The Herald Bulletin

Afternoon Update

Community

June 26, 2013

Shelter inundated with animals

Director asks community to step up

ANDERSON, Ind. — They’re really cute, and oh-so-cuddly, but kittens are also a problem for the Animal Protection League in Anderson right now. The city-sponsored animal shelter has been flooded with a huge influx of animals, both young and old.

“They have 10 kittens, they bring them to us,” said Maleah Stringer, director of the APL. “It’s not just kittens. We’re getting a lot of older animals, too.”

A stroll through the shelter reveals cage after cage of full-grown dogs, many of them pit bull mixes. The crowded shelter even has cages set up in the lobby. “I’m very frustrated right now because we have animals coming in so fast.”

“Through the summer months we get slammed,” Stringer said. The shelter population has boomed in the last couple of weeks, growing by about 150 animals. APL, 613 Dewey St., is at capacity, with about 300 animals being sheltered there.

“I don’t know what I’m going to do today. It’s only 2:30 and we’re open ‘til 7,” said Stringer. “The stress level’s high. It’s hard here. It’s hardest to watch ‘em get depressed – when they stick their paw out at you, and they follow you with their eyes. You either stay mad or sad most of the time.”

“We need people to adopt these animals,” said Stringer. The animal activist goes beyond that, however. Stringer said that people need to spay and neuter their pets.
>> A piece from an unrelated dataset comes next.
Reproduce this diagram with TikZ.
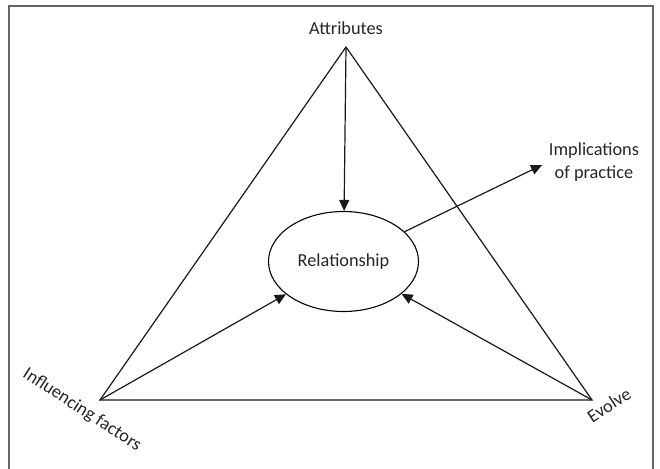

Further, Stringer sees a real need for ordinances that deliver punishment for irresponsible pet ownership.

“So there’s a deterrent,” said Stringer.

Calls could reach 5,000

While Stringer said she recognizes that there are plenty of people that get what it means to have a pet, “Other folks see it as something they do for themselves.” Then, when there are any difficulties, or the pet gets old and needs more care, “It becomes something expendable.” Then it can often wind up being dumped at the APL.